The solution utilizes bit manipulation and pattern observation for efficiency. Let's break it down:

1. Pattern Observation:

  • Row/Column Patterns: In a valid chessboard, rows and columns follow specific patterns. For an n x n board:

    • If n is even, each row/column has n/2 0s and n/2 1s.
    • If n is odd, each row/column has either (n+1)/2 0s and (n-1)/2 1s or vice-versa.

  • Limited Valid Patterns: For a given n, there are only a limited number of valid row/column patterns. This allows us to check for validity efficiently. For example, if the first row is 0101..., then all other rows must be 0101... or 1010....

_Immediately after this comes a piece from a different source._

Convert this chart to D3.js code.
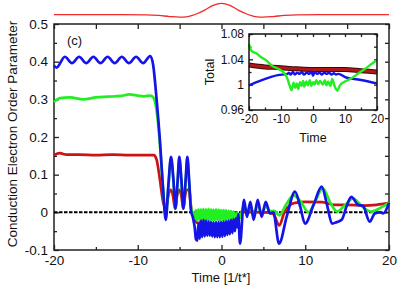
<!DOCTYPE html>
<html>
<head>
<meta charset="utf-8">
<script src="https://d3js.org/d3.v7.min.js"></script>
<style>
  body { margin: 0; background: #fff; }
  svg text { font-family: "Liberation Sans", Arial, sans-serif; fill: #111; }
</style>
</head>
<body>
<svg id="main-svg"></svg>
<script>
let width = 411;
let height = 288;

// pulse drawn above the main frame (arbitrary units)
let pulse = [[-20, 0], [-12, 0], [-9, -0.01], [-7.5, -0.06], [-6.2, -0.16], [-5, -0.22], [-4, -0.16],
  [-3, 0.06], [-2, 0.4], [-1, 0.82], [0, 1], [1, 0.82], [2, 0.4], [3, 0.06], [4, -0.16], [5, -0.22],
  [6.2, -0.16], [7.5, -0.06], [9, -0.01], [12, 0], [20, 0]];

// main panel series [time, order parameter]
let blue = [[-20, 0.390], [-19.7, 0.384], [-18.7, 0.413], [-17.85, 0.396], [-17.0, 0.413], [-16.15, 0.396],
  [-15.3, 0.413], [-14.45, 0.396], [-13.6, 0.413], [-12.75, 0.396], [-11.9, 0.413], [-11.05, 0.396],
  [-10.2, 0.413], [-9.35, 0.396], [-8.5, 0.415], [-8.15, 0.39], [-7.75, 0.30], [-7.35, 0.19], [-7.0, 0.07],
  [-6.65, -0.02], [-6.35, 0.07], [-6.03, 0.147], [-5.75, 0.09], [-5.5, 0.01], [-5.25, 0.08], [-5.04, 0.147],
  [-4.8, 0.09], [-4.56, 0.01], [-4.3, 0.08], [-4.08, 0.147], [-3.85, 0.08], [-3.65, 0.006], [-3.4, -0.015],
  [-3.2, -0.04], [-3.05, -0.072], [-2.9, -0.075], [-2.75, -0.03], [-2.6, -0.07], [-2.45, -0.022], [-2.3, -0.066],
  [-2.15, -0.02], [-2.0, -0.064], [-1.85, -0.022], [-1.7, -0.062], [-1.55, -0.024], [-1.4, -0.062], [-1.25, -0.025],
  [-1.1, -0.064], [-0.95, -0.026], [-0.8, -0.066], [-0.65, -0.026], [-0.5, -0.066], [-0.35, -0.025], [-0.2, -0.066],
  [-0.05, -0.025], [0.1, -0.065], [0.25, -0.024], [0.4, -0.063], [0.55, -0.023], [0.7, -0.06], [0.85, -0.022],
  [1.0, -0.058], [1.15, -0.02], [1.3, -0.055], [1.45, -0.018], [1.6, -0.05], [1.75, -0.015], [1.9, -0.04],
  [2.0, -0.005], [2.21, -0.083], [2.69, 0.033], [3.04, -0.012], [3.44, 0.028], [3.84, -0.02], [4.32, 0.033],
  [4.8, -0.012], [5.28, 0.028], [5.79, -0.003], [6.19, 0.0], [6.87, -0.083], [7.8, -0.01], [8.78, 0.055],
  [9.4, 0.015], [9.97, -0.03], [11.0, 0.02], [11.96, 0.068], [12.6, 0.02], [13.2, -0.03], [13.75, -0.026],
  [14.35, -0.02], [15.0, 0.02], [15.5, 0.041], [16.3, 0.02], [16.9, 0.017], [17.7, -0.025], [18.3, -0.003],
  [18.9, 0.0], [19.3, -0.003], [20, 0.025]];

let green = [[-20, 0.293], [-19.3, 0.303], [-18.1, 0.305], [-16.5, 0.300], [-15, 0.305], [-13.5, 0.307],
  [-12, 0.309], [-11, 0.313], [-10, 0.310], [-9.3, 0.308], [-8.5, 0.310], [-8.15, 0.305], [-7.75, 0.27],
  [-7.35, 0.18], [-7.0, 0.07], [-6.65, -0.01], [-6.35, 0.065], [-6.03, 0.14], [-5.75, 0.085], [-5.5, 0.01],
  [-5.25, 0.075], [-5.04, 0.14], [-4.8, 0.085], [-4.56, 0.012], [-4.3, 0.075], [-4.08, 0.14], [-3.85, 0.075],
  [-3.6, 0.008], [-3.35, -0.005], [-3.2, -0.018], [-3.05, 0.006], [-2.9, -0.022], [-2.75, 0.008], [-2.6, -0.02],
  [-2.45, 0.008], [-2.3, -0.019], [-2.15, 0.009], [-2.0, -0.02], [-1.85, 0.008], [-1.7, -0.02], [-1.55, 0.009],
  [-1.4, -0.021], [-1.25, 0.008], [-1.1, -0.02], [-0.95, 0.007], [-0.8, -0.021], [-0.65, 0.008], [-0.5, -0.02],
  [-0.35, 0.007], [-0.2, -0.021], [-0.05, 0.006], [0.1, -0.02], [0.25, 0.006], [0.4, -0.02], [0.55, 0.005],
  [0.7, -0.019], [0.85, 0.004], [1.0, -0.018], [1.15, 0.003], [1.3, -0.017], [1.45, 0.002], [1.6, -0.015],
  [1.8, -0.002], [2.0, -0.005], [2.2, -0.015], [2.69, 0.02], [3.04, -0.004], [3.44, 0.017], [3.84, -0.008],
  [4.32, 0.02], [4.8, -0.004], [5.28, 0.017], [5.8, 0.003], [6.3, 0.004], [6.9, -0.008], [7.7, 0.02],
  [8.6, 0.045], [9.4, 0.03], [10.4, 0.0], [11.2, 0.03], [12.1, 0.064], [13.0, 0.025], [13.8, 0.002],
  [14.7, 0.018], [15.7, 0.037], [16.8, 0.015], [17.9, 0.002], [19, 0.012], [20, 0.025]];

let red = [[-20, 0.152], [-19.3, 0.157], [-18.5, 0.153], [-17, 0.153], [-15, 0.152], [-13, 0.153], [-11, 0.152],
  [-9, 0.152], [-8.1, 0.152], [-7.75, 0.14], [-7.35, 0.086], [-6.95, 0.025], [-6.63, 0.012], [-6.3, 0.05],
  [-6.07, 0.06], [-5.8, 0.045], [-5.55, 0.01], [-5.3, 0.045], [-5.04, 0.06], [-4.8, 0.045], [-4.56, 0.01],
  [-4.3, 0.05], [-4.1, 0.06], [-3.9, 0.06], [-3.56, 0.002], [-2.77, -0.029], [-2.2, -0.015], [-1, -0.012],
  [0, -0.013], [1, -0.015], [1.6, -0.015], [2.2, -0.01], [2.6, 0.01], [3.0, -0.002], [3.5, 0.002], [4.5, 0.0],
  [5.5, 0.0], [6.2, -0.005], [6.9, -0.035], [7.5, 0.0], [8.2, 0.02], [8.8, 0.025], [10, 0.028], [12, 0.027],
  [13.5, 0.02], [15, 0.02], [17, 0.018], [18.5, 0.02], [20, 0.025]];

// inset series [time, total]
let insetRed = [[-20, 1.031], [-15, 1.028], [-11, 1.027], [-5, 1.025], [0, 1.024], [5, 1.024], [10, 1.024],
  [15, 1.022], [20, 1.020]];
let insetBlue = [[-20, 0.999], [-16, 1.007], [-11, 1.015], [-8, 1.017], [-7.5, 1.019], [-7, 1.016], [-6.3, 1.020],
  [-5.6, 1.016], [-5, 1.019], [-4.2, 1.017], [-3.5, 1.020], [-2.8, 1.016], [-2, 1.019], [-1.2, 1.017],
  [-0.5, 1.021], [0, 1.014], [0.5, 1.020], [1.3, 1.017], [2, 1.019], [2.8, 1.016], [3.5, 1.019], [4.3, 1.017],
  [5, 1.019], [5.8, 1.016], [6.5, 1.018], [7.2, 1.016], [8, 1.017], [10, 1.012], [15.4, 1.007], [20, 1.002]];
let insetGreen = [[-20, 1.064], [-19.3, 1.054], [-17.6, 1.049], [-16.1, 1.043], [-14.5, 1.038], [-12.9, 1.030],
  [-10.9, 1.025], [-9.3, 1.020], [-8.2, 1.012], [-7.2, 0.997], [-6.7, 0.991], [-6.1, 1.003], [-5.6, 0.995],
  [-5.1, 1.002], [-4.6, 0.993], [-4.1, 1.004], [-3.6, 0.998], [-3.1, 1.006], [-2.7, 0.997], [-2.1, 1.005],
  [-1.6, 0.999], [-1, 1.007], [-0.5, 0.998], [0, 1.004], [0.5, 1.000], [1, 1.007], [1.6, 1.001], [2.2, 1.006],
  [3.1, 1.000], [3.7, 1.007], [4.2, 0.999], [4.7, 1.005], [5.4, 0.998], [6.0, 1.009], [6.8, 0.997],
  [7.6, 0.9905], [8.4, 0.999], [10, 1.005], [12, 1.010], [14.2, 1.018], [16.3, 1.025], [18.4, 1.033],
  [19.9, 1.038]];

let yTicks = [-0.1, 0, 0.1, 0.2, 0.3, 0.4, 0.5];
let xTicks = [-20, -10, 0, 10, 20];
let insetYTicks = [0.96, 1, 1.04, 1.08];

let svg = d3.select('#main-svg')
  .attr('width', width)
  .attr('height', height);

let x = d3.scaleLinear().domain([-20, 20]).range([54, 389]);
let y = d3.scaleLinear().domain([-0.1, 0.5]).range([250, 24]);
let yPulse = d3.scaleLinear().domain([0, 1]).range([14.7, 3.3]);

let xi = d3.scaleLinear().domain([-20, 20]).range([249, 377]);
let yi = d3.scaleLinear().domain([0.96, 1.08]).range([110, 34]);

// plain hyphen minus, like the original
let fmt = d => String(+d.toFixed(2));

function minorOf(ticks) {
  let out = [];
  for (let i = 0; i < ticks.length - 1; i++) out.push((ticks[i] + ticks[i + 1]) / 2);
  return out;
}

function drawAxis(axis, tx, ty) {
  let a = svg.append('g').attr('transform', `translate(${tx},${ty})`).call(axis);
  a.select('.domain').remove();
  a.selectAll('line').attr('stroke', '#222').attr('stroke-width', 1.3);
  return a;
}

// pulse on top
svg.append('path').datum(pulse)
  .attr('d', d3.line().x(d => x(d[0])).y(d => yPulse(d[1])).curve(d3.curveMonotoneX))
  .attr('fill', 'none')
  .attr('stroke', '#f22a2a')
  .attr('stroke-width', 1.3);

// main axes
let left = drawAxis(d3.axisLeft(y).tickValues(yTicks).tickSize(-5).tickSizeOuter(0).tickPadding(6)
  .tickFormat(fmt), 54, 0);
left.selectAll('text').style('font-size', '13.5px');
drawAxis(d3.axisLeft(y).tickValues(minorOf(yTicks)).tickSize(-3).tickSizeOuter(0).tickFormat(''), 54, 0);
drawAxis(d3.axisRight(y).tickValues(yTicks.concat(minorOf(yTicks))).tickSize(-4).tickSizeOuter(0).tickFormat(''), 389, 0);
let bottom = drawAxis(d3.axisBottom(x).tickValues(xTicks).tickSize(-5).tickSizeOuter(0).tickPadding(5)
  .tickFormat(fmt), 0, 250);
bottom.selectAll('text').style('font-size', '13.5px');
drawAxis(d3.axisBottom(x).tickValues(minorOf(xTicks)).tickSize(-3).tickSizeOuter(0).tickFormat(''), 0, 250);
drawAxis(d3.axisTop(x).tickValues(xTicks.concat(minorOf(xTicks))).tickSize(-5).tickSizeOuter(0).tickFormat(''), 0, 24);

svg.append('rect')
  .attr('x', 54).attr('y', 24)
  .attr('width', 389 - 54).attr('height', 250 - 24)
  .attr('fill', 'none').attr('stroke', '#222').attr('stroke-width', 1.5);

// zero line
svg.append('line')
  .attr('x1', x(-20)).attr('x2', x(20))
  .attr('y1', y(0)).attr('y2', y(0))
  .attr('stroke', '#000').attr('stroke-width', 2).attr('stroke-dasharray', '3.5,1.5');

let line = d3.line().x(d => x(d[0])).y(d => y(d[1])).curve(d3.curveMonotoneX);
[[red, '#c81414'], [green, '#22ee22'], [blue, '#1414e6']].forEach(([data, color]) => {
  svg.append('path').datum(data)
    .attr('d', line)
    .attr('fill', 'none')
    .attr('stroke', color)
    .attr('stroke-width', 2.7)
    .attr('stroke-linejoin', 'round');
});

svg.append('text').attr('x', 67).attr('y', 45).style('font-size', '13px').text('(c)');

svg.append('text')
  .attr('transform', `translate(17,134) rotate(-90)`)
  .attr('text-anchor', 'middle')
  .style('font-size', '13.5px')
  .text('Conduction Electron Order Parameter');

svg.append('text')
  .attr('x', 221).attr('y', 282)
  .attr('text-anchor', 'middle')
  .style('font-size', '13px')
  .text('Time [1/t*]');

// inset
svg.append('rect')
  .attr('x', 249).attr('y', 34)
  .attr('width', 377 - 249).attr('height', 110 - 34)
  .attr('fill', '#fff');

let iLeft = drawAxis(d3.axisLeft(yi).tickValues(insetYTicks).tickSize(-4).tickSizeOuter(0).tickPadding(5)
  .tickFormat(fmt), 249, 0);
iLeft.selectAll('text').style('font-size', '12px');
drawAxis(d3.axisLeft(yi).tickValues(minorOf(insetYTicks)).tickSize(-2.5).tickSizeOuter(0).tickFormat(''), 249, 0);
drawAxis(d3.axisRight(yi).tickValues(insetYTicks.concat(minorOf(insetYTicks))).tickSize(-3).tickSizeOuter(0).tickFormat(''), 377, 0);
let iBottom = drawAxis(d3.axisBottom(xi).tickValues(xTicks).tickSize(-4).tickSizeOuter(0).tickPadding(4)
  .tickFormat(fmt), 0, 110);
iBottom.selectAll('text').style('font-size', '12px');
drawAxis(d3.axisBottom(xi).tickValues(minorOf(xTicks)).tickSize(-2.5).tickSizeOuter(0).tickFormat(''), 0, 110);
drawAxis(d3.axisTop(xi).tickValues(xTicks.concat(minorOf(xTicks))).tickSize(-3).tickSizeOuter(0).tickFormat(''), 0, 34);

let iline = d3.line().x(d => xi(d[0])).y(d => yi(d[1])).curve(d3.curveMonotoneX);
svg.append('path').datum(insetRed)
  .attr('d', iline).attr('fill', 'none').attr('stroke', '#3a0a0a').attr('stroke-width', 5);
svg.append('path').datum(insetRed)
  .attr('d', iline).attr('fill', 'none').attr('stroke', '#b01818').attr('stroke-width', 3);
svg.append('path').datum(insetBlue)
  .attr('d', iline).attr('fill', 'none').attr('stroke', '#1414e6').attr('stroke-width', 2.4);
svg.append('path').datum(insetGreen)
  .attr('d', iline).attr('fill', 'none').attr('stroke', '#22ee22').attr('stroke-width', 2.4);

svg.append('rect')
  .attr('x', 249).attr('y', 34)
  .attr('width', 377 - 249).attr('height', 110 - 34)
  .attr('fill', 'none').attr('stroke', '#111').attr('stroke-width', 1.5);

svg.append('text')
  .attr('transform', `translate(214,72) rotate(-90)`)
  .attr('text-anchor', 'middle')
  .style('font-size', '12.5px')
  .text('Total');

svg.append('text')
  .attr('x', 313).attr('y', 142)
  .attr('text-anchor', 'middle')
  .style('font-size', '12.5px')
  .text('Time');
</script>
</body>
</html>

2. Bit Manipulation for Efficiency:

The solution cleverly uses bit manipulation to represent rows and columns as integers. Each bit in the integer corresponds to a cell in the row/column. This allows for efficient comparison and counting of 0s and 1s.

3. Algorithm Steps:

  • Represent Rows/Columns as Integers: The code first converts the first row and first column of the board into integers using bit manipulation. rowMask and colMask store these representations.

  • Check for Validity: It iterates through all rows and columns. For each row/column, it checks if its bit representation matches either the initial pattern (rowMask or colMask) or its inverted pattern (revRowMask or revColMask). If any row/column doesn't match, the transformation is impossible, and -1 is returned.

  • Count Swaps: If all rows/columns are valid, it counts the number of rows/columns that match the initial pattern (sameRow, sameCol). This information helps determine the minimum number of swaps needed.

  • Calculate Minimum Swaps (function f): The function f computes the minimum swaps for rows/columns based on the bit patterns. It accounts for both even and odd n cases. The key is that the minimum swaps are determined by the difference between the actual pattern and the ideal pattern.

  • Return Total Swaps: Finally, the code returns the sum of minimum row swaps and minimum column swaps.

4. Time and Space Complexity:

  • Time Complexity: O(n^2) - The algorithm iterates through the n x n board once to convert the board to bit representations and to perform the validity check. The rest of the computation is linear with respect to n.

  • Space Complexity: O(1) - The algorithm uses a constant amount of extra space to store integer representations of rows and columns and some temporary variables.

Code Explanation (Python):

The Python code directly implements the algorithm described above. The f function efficiently calculates minimum swaps using bitwise operations. The rest of the code focuses on validity checks and counting.

Code Explanation (Java, C++, Go):

The Java, C++, and Go implementations are very similar in structure and logic to the Python solution. They use the equivalent bit manipulation operators and functions available in their respective languages to achieve the same outcome. The __builtin_popcount function in C++ and bits.OnesCount in Go efficiently calculate the number of set bits (1s) in an integer.

The use of bit manipulation significantly improves the efficiency of the solution compared to naive approaches that might involve nested loops and individual cell comparisons. The pattern observation reduces the search space and allows for a direct calculation of the minimum swaps.